Georgia Bill Would Expand PTSD Help for Responders But Not Through Workers’ Comp
After three years of starts and stops, a bill is moving through the Georgia legislature that would provide mental stress benefits for first responders – not through workers’ compensation but through a relatively new type of supplemental insurance program.
So far, MetLife Inc. is one of the few insurers that has expressed interest in providing the post-traumatic stress disorder benefits package, said Clint Mueller, director of government affairs for the Association of County Commissioners of Georgia. The idea is modeled after a firefighters’ cancer benefits plan adopted in recent years in Georgia and a handful of other states.
House Bill 451, similar to a bill that stalled in the Senate last year, appears to have new life in the legislative session that began Jan. 8. It was approved by the House Public Safety and Homeland Security Committee last week.

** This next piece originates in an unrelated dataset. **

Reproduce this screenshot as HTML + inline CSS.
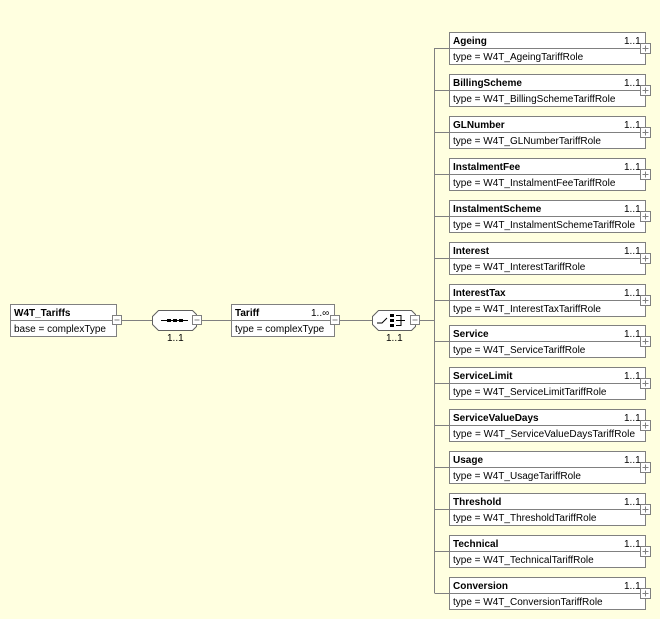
<!DOCTYPE html>
<html><head><style>
html,body{margin:0;padding:0;background:#ffffe0;}
svg{display:block;}
text{font-family:"Liberation Sans",sans-serif;font-size:10px;fill:#000;}
.b{font-weight:bold;}
</style></head><body>
<svg width="660" height="619" viewBox="0 0 660 619" xmlns="http://www.w3.org/2000/svg">
<g stroke="#808080" fill="none" stroke-width="1">
<line x1="121" y1="320.5" x2="152" y2="320.5"/>
<line x1="201" y1="320.5" x2="231" y2="320.5"/>
<line x1="339" y1="320.5" x2="372" y2="320.5"/>
<line x1="420" y1="320.5" x2="434.5" y2="320.5"/>
<line x1="434.5" y1="48" x2="434.5" y2="593"/>
</g>
<rect x="10.5" y="304.5" width="106" height="32" fill="#fff" stroke="#808080"/>
<line x1="10.5" y1="320.5" x2="116.5" y2="320.5" stroke="#808080"/>
<text x="14" y="316" class="b">W4T_Tariffs</text>
<text x="14" y="332">base = complexType</text>
<rect x="112.5" y="315.5" width="9" height="9" fill="#fff" stroke="#808080"/>
<line x1="114.5" y1="320" x2="119.5" y2="320" stroke="#808080"/>
<polygon points="158.5,310.5 192.5,310.5 196.5,314.5 196.5,326.5 192.5,330.5 158.5,330.5 152.5,324.5 152.5,316.5" fill="#fff" stroke="#606060"/>
<line x1="161" y1="320.5" x2="188" y2="320.5" stroke="#000"/>
<rect x="167" y="319" width="4" height="3" fill="#000"/><rect x="173" y="319" width="4" height="3" fill="#000"/><rect x="179" y="319" width="4" height="3" fill="#000"/>
<rect x="192.5" y="315.5" width="9" height="9" fill="#fff" stroke="#808080"/>
<line x1="194.5" y1="320" x2="199.5" y2="320" stroke="#808080"/>
<text x="167" y="341">1..1</text>
<rect x="231.5" y="304.5" width="103" height="32" fill="#fff" stroke="#808080"/>
<line x1="231.5" y1="320.5" x2="334.5" y2="320.5" stroke="#808080"/>
<text x="235" y="316" class="b">Tariff</text>
<text x="311" y="316">1..∞</text>
<text x="235" y="332">type = complexType</text>
<rect x="330.5" y="315.5" width="9" height="9" fill="#fff" stroke="#808080"/>
<line x1="332.5" y1="320" x2="337.5" y2="320" stroke="#808080"/>
<polygon points="378.5,310.5 411.5,310.5 415.5,314.5 415.5,326.5 411.5,330.5 378.5,330.5 372.5,324.5 372.5,316.5" fill="#fff" stroke="#606060"/>
<path d="M377 323 L382 323 L387 318" stroke="#000" fill="none"/>
<rect x="390" y="314" width="4" height="3" fill="#000"/><rect x="390" y="319" width="4" height="3" fill="#000"/><rect x="390" y="324" width="4" height="3" fill="#000"/>
<path d="M396 315.5 L401 315.5 L401 325.5 L396 325.5 M396 320.5 L405 320.5" stroke="#000" fill="none"/>
<rect x="410.5" y="315.5" width="9" height="9" fill="#fff" stroke="#808080"/>
<line x1="412.5" y1="320" x2="417.5" y2="320" stroke="#808080"/>
<text x="386" y="341">1..1</text>
<g id="kids"></g>
</svg>
<script>
var names=[["Ageing","W4T_AgeingTariffRole"],["BillingScheme","W4T_BillingSchemeTariffRole"],["GLNumber","W4T_GLNumberTariffRole"],["InstalmentFee","W4T_InstalmentFeeTariffRole"],["InstalmentScheme","W4T_InstalmentSchemeTariffRole"],["Interest","W4T_InterestTariffRole"],["InterestTax","W4T_InterestTaxTariffRole"],["Service","W4T_ServiceTariffRole"],["ServiceLimit","W4T_ServiceLimitTariffRole"],["ServiceValueDays","W4T_ServiceValueDaysTariffRole"],["Usage","W4T_UsageTariffRole"],["Threshold","W4T_ThresholdTariffRole"],["Technical","W4T_TechnicalTariffRole"],["Conversion","W4T_ConversionTariffRole"]];
var s="";
names.forEach(function(n,i){var y=32+i*41.92;var t=Math.round(y)+0.5;
s+='<line x1="434.5" y1="'+(t+16)+'" x2="449.5" y2="'+(t+16)+'" stroke="#808080"/>';
s+='<rect x="449.5" y="'+t+'" width="196" height="32" fill="#fff" stroke="#808080"/>';
s+='<line x1="449.5" y1="'+(t+16)+'" x2="645.5" y2="'+(t+16)+'" stroke="#808080"/>';
s+='<text x="453" y="'+(t+11.5)+'" class="b">'+n[0]+'</text>';
s+='<text x="624" y="'+(t+11.5)+'">1..1</text>';
s+='<text x="453" y="'+(t+27.5)+'" textLength="'+(n[1].length>28?182:0)+'">type = '+n[1]+'</text>';
s+='<rect x="640.5" y="'+(t+11)+'" width="10" height="10" fill="#fff" stroke="#808080"/>';
s+='<path d="M642.5 '+(t+16)+' L648.5 '+(t+16)+' M645.5 '+(t+13)+' L645.5 '+(t+19)+'" stroke="#808080"/>';
});
document.getElementById("kids").innerHTML=s.replace(/ textLength="0"/g,"");
</script>
</body></html>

The measure would require municipalities and counties to adopt insurance programs that provide a one-time payment of $10,000 for first responders diagnosed with PTSD, a sum that would likely come from local governments’ budgets. Current law provides workers’ compensation benefits for PTSD only when the responder has an accompanying physical injury.
The bill, sponsored by Rep. Devan Seabaugh and others, also would require monthly benefits equal to 60% of the responder’s monthly salary, up to $5,000 a month, for 36 months. This would give law enforcement officers, firefighters, EMTs, paramedics, correctional officers and probation officers time off from work to seek treatment and recover from traumatic events. Volunteer first responders would be covered.
The legislation provides no state funding for the benefits plan and first responder organizations had hoped for a larger one-time payment.
“It’s not a perfect bill but help is very much needed,” said Gary Clark, president of the Georgia State Firefighters Association, which helped craft the bill. “The main objective is to support first responders and get them back to work.”
Analyses have shown that the cost of the disability benefits could be between $60 to $155 per person, per year, Clark said.
Like the cancer presumption law approved in 2017, HB 451 would keep the benefits plan out of the realm of workers’ compensation insurance. Firefighters had pushed for an expanded workers’ comp benefits requirement last year but ran into a “brick wall,” Clark said.
The concern that some municipal officials and lawmakers had was that expanding workers’ comp for non-physical injuries sets a dangerous precedent and could lead to higher comp premiums for local governments, explained Mueller, of the county commissioners’ association.
“This would essentially be a whole new program,” Mueller said Wednesday.
About half of U.S. states now provide some type of benefits program, mostly through workers’ comp, for PTSD for law officers and other first responders, according to the Gerber & Holder injury law firm in Atlanta.
The text of the bill can be found here. MetLife officials could not be reached for comment Wednesday.